The lists are sortable; the basic order follows the alphabet according to the last name of the victim.

== Ratenice ==

| Stone | Inscription | Location | Life and death |
|---|---|---|---|
|  | HERE LIVED IN HOUSE No. 9 JOSEF LUSTIG BORN 1887 DEPORTED 1945 TO THERESIENSTADT SURVIVED | Ratenice 9 50°05′21″N 15°03′42″E﻿ / ﻿50.089064°N 15.061772°E | Josef Lustig was born in 1887. He was the son of Berta Lustigová and he had an older brother named Ota. He was deported to Theresienstadt concentration camp in February 1945. There he became seriously ill. Although he survived the liberation and could return home, he still died in the course of 1945. Both mother and brother were murdered in the course of the Shoah. |
|  | HERE LIVED IN HOUSE No. 9 OTA LUSTIG BORN 1879 DEPORTED MURDERED IN TRAWNIKI | Ratenice 9 50°05′21″N 15°03′42″E﻿ / ﻿50.089064°N 15.061772°E | Ota Lustig was born on 24 October 1879. His mother was Berta Lustigová, his younger brother was Josef Lustig.. On 9 June 1942, together with his mother, he was deported with transport AAc from Kolín to Theresienstadt concentration camp.
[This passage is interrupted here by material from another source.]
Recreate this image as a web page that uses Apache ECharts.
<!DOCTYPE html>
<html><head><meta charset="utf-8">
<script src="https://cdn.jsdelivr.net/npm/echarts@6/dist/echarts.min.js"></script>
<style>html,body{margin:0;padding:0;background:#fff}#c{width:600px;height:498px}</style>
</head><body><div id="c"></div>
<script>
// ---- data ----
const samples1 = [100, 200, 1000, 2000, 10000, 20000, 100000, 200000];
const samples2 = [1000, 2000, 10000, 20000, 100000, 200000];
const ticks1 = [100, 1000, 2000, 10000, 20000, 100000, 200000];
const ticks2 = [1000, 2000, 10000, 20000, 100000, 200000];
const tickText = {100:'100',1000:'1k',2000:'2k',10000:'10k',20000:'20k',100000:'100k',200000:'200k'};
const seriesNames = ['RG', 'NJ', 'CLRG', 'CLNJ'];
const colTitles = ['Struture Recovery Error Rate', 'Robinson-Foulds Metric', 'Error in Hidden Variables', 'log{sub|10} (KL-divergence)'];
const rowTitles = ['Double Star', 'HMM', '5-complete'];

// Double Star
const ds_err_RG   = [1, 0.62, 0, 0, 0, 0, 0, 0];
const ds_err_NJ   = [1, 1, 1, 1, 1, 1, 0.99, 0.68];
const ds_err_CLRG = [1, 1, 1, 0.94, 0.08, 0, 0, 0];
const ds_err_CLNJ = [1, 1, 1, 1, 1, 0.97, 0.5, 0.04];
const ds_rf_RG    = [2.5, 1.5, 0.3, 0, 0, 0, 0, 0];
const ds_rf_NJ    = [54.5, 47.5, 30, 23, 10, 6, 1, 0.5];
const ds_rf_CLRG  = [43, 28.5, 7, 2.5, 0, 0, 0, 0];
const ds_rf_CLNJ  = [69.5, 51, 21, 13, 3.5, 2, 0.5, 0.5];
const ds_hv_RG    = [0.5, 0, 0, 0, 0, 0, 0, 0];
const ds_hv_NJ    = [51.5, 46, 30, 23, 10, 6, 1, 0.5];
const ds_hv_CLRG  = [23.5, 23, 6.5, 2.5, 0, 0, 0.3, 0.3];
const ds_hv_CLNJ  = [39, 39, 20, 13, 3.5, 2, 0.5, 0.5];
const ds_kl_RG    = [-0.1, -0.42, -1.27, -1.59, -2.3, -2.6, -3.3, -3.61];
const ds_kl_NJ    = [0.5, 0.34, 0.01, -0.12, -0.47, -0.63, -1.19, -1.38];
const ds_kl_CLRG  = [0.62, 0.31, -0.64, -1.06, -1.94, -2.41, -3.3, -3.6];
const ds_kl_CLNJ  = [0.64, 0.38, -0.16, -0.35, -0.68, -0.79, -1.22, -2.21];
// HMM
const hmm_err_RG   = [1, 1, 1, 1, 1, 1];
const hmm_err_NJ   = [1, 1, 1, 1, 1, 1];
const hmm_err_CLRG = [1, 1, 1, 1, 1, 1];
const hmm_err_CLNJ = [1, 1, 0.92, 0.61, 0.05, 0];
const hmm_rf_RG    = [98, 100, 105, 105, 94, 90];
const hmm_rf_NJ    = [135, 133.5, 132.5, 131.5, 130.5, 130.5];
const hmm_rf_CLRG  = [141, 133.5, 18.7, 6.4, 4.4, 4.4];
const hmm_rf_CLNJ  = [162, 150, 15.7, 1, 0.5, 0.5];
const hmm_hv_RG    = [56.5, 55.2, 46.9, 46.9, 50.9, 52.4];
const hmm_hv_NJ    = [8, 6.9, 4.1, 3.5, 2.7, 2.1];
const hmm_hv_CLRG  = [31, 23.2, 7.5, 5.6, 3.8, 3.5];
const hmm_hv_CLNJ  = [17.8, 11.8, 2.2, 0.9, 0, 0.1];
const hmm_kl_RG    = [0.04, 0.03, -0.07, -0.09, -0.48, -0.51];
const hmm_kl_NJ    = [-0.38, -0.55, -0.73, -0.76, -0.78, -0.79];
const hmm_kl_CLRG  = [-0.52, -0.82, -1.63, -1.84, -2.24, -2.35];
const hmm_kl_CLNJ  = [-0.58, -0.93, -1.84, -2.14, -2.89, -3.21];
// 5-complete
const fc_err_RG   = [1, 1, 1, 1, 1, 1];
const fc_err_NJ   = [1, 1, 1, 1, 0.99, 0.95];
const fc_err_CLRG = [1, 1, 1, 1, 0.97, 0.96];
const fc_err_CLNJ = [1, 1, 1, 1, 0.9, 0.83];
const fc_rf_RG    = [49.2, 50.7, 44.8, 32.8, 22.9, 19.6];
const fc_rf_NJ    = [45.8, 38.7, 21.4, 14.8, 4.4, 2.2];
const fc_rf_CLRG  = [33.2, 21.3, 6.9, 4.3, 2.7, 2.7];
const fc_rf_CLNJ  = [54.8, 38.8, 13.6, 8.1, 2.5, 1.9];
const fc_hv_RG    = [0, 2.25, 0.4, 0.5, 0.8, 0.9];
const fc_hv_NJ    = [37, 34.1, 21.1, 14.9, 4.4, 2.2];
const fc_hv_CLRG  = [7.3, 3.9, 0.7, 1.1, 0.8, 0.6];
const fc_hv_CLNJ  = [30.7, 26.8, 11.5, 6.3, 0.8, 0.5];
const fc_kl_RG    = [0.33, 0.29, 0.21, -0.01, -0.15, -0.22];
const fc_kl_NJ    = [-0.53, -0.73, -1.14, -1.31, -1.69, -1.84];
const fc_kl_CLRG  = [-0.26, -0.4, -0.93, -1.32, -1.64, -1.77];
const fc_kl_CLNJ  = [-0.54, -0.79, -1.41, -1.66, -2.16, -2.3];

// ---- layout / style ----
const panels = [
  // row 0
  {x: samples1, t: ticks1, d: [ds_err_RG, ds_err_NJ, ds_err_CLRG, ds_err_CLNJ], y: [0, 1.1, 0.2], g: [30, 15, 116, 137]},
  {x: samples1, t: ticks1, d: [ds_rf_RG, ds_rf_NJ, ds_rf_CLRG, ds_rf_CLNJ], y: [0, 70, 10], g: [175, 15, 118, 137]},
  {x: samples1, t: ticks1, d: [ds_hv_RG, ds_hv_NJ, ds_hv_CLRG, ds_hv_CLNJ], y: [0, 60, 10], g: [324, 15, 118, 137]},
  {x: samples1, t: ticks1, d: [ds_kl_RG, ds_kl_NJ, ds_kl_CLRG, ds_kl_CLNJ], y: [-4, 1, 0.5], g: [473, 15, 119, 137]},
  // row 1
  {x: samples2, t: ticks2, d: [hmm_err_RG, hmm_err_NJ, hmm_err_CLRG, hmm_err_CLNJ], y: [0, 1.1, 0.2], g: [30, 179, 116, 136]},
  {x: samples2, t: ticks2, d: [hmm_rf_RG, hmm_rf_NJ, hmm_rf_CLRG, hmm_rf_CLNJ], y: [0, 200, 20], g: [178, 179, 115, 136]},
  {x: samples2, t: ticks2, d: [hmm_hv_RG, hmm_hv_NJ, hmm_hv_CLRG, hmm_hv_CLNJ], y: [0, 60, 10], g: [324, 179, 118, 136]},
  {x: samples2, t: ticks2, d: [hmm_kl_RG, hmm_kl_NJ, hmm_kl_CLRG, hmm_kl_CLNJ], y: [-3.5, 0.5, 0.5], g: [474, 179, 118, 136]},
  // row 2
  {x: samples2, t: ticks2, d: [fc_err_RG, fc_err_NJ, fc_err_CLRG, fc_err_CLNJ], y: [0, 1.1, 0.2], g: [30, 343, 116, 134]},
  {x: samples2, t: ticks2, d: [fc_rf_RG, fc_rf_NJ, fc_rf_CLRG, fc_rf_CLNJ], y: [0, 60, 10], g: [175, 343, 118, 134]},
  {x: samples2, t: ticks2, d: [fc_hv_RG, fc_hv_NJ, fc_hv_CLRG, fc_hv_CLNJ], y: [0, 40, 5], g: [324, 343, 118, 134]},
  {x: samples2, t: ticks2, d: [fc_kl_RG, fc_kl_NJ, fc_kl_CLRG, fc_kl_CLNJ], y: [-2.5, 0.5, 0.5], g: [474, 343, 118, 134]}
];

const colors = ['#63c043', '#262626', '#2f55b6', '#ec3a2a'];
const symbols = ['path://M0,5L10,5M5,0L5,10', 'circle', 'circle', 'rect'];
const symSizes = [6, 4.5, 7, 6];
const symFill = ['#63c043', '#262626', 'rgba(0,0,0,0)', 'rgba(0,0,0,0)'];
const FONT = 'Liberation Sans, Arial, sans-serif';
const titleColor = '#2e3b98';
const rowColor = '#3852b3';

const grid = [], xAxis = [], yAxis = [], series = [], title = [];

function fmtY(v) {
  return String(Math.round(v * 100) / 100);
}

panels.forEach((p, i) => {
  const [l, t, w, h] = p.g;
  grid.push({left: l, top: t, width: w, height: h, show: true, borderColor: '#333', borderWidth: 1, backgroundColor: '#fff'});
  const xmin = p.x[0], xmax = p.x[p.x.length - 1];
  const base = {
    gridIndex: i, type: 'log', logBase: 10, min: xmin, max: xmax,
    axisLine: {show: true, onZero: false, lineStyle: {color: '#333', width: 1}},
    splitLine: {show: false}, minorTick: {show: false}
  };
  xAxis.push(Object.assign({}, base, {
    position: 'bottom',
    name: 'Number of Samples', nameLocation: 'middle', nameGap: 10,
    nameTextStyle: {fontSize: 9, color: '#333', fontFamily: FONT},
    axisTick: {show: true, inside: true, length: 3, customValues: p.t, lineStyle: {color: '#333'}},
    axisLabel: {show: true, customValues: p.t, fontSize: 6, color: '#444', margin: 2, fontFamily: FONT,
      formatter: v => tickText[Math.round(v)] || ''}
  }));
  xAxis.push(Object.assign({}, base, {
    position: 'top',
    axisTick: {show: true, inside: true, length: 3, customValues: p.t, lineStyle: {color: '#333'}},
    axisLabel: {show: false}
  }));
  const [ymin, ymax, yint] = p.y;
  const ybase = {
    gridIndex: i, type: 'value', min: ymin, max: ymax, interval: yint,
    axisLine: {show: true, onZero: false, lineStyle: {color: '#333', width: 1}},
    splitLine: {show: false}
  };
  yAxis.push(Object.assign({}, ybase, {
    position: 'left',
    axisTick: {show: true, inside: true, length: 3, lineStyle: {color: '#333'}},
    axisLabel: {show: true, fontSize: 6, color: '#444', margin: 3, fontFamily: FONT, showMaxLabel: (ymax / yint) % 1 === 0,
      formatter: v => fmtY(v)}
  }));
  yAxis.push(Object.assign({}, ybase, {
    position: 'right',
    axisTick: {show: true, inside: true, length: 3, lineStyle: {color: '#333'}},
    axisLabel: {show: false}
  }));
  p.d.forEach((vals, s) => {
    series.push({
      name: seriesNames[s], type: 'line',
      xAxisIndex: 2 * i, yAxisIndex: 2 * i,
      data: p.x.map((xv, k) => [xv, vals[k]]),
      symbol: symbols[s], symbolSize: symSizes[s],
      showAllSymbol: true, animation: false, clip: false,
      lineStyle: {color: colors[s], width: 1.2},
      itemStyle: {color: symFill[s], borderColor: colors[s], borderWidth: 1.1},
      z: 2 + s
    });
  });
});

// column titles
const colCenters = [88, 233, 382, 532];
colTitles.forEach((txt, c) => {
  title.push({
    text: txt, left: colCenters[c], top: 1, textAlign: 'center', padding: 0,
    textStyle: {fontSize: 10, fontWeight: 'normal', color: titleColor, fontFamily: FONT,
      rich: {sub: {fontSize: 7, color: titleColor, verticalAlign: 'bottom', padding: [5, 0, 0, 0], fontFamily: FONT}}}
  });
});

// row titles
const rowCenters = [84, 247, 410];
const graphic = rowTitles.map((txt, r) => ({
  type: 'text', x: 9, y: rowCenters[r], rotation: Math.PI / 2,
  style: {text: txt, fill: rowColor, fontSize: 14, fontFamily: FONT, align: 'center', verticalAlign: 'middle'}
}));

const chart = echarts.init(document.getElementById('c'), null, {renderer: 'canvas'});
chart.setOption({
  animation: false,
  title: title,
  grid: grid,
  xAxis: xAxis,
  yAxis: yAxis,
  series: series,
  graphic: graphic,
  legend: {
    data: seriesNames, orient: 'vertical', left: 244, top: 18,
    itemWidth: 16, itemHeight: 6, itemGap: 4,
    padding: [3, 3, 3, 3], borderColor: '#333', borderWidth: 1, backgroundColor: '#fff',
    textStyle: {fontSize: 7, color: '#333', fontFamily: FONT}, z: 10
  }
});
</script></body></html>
His transport number was 300 of 725. On 12 June 1942 we was deported with transport AAk to Trawniki. His transport number was 886. All 1,027 Jews of this transport were murdered by the Nazi regime. Both mother and brother were murdered in the course of the Shoah. |
|  | HERE LIVED IN HOUSE No. 9 BERTA LUSTIGOVÁ BORN 1861 DEPORTED MURDERED IN TREBLINKA | Ratenice 9 50°05′21″N 15°03′42″E﻿ / ﻿50.089064°N 15.061772°E | Berta Lustigová was born on 25 September 1861. She had at least two sons, Ota, born in 1879, and Josef, born in 1887. Her last residence before deportation was in Ratenice. On 9 June 1942, together with her son Ota, she was deported with transport AAc from Kolín to Theresienstadt concentration camp. Her transport number was 299 of 725. On 22 October 1942 she was deported with transport AAk to Treblinka extermination camp. Her transport number was 1039 of 2008. All Jews of this transport were murdered by the Nazi regime. Son Ota was deported to Trawniki in June 1942 and was killed there. Son Josef was deported to Theresienstadt in February 1945, became very sick, survived the liberation but still died in 1945. |

== Collocation date ==
The Stolpersteine of Ratenice were collocated by the artist himself on 29 October 2012.

The Czech Stolperstein project was initiated in 2008 by the Česká unie židovské mládeže (Czech Union of Jewish Youth) and was realized with the patronage of the Mayor of Prague.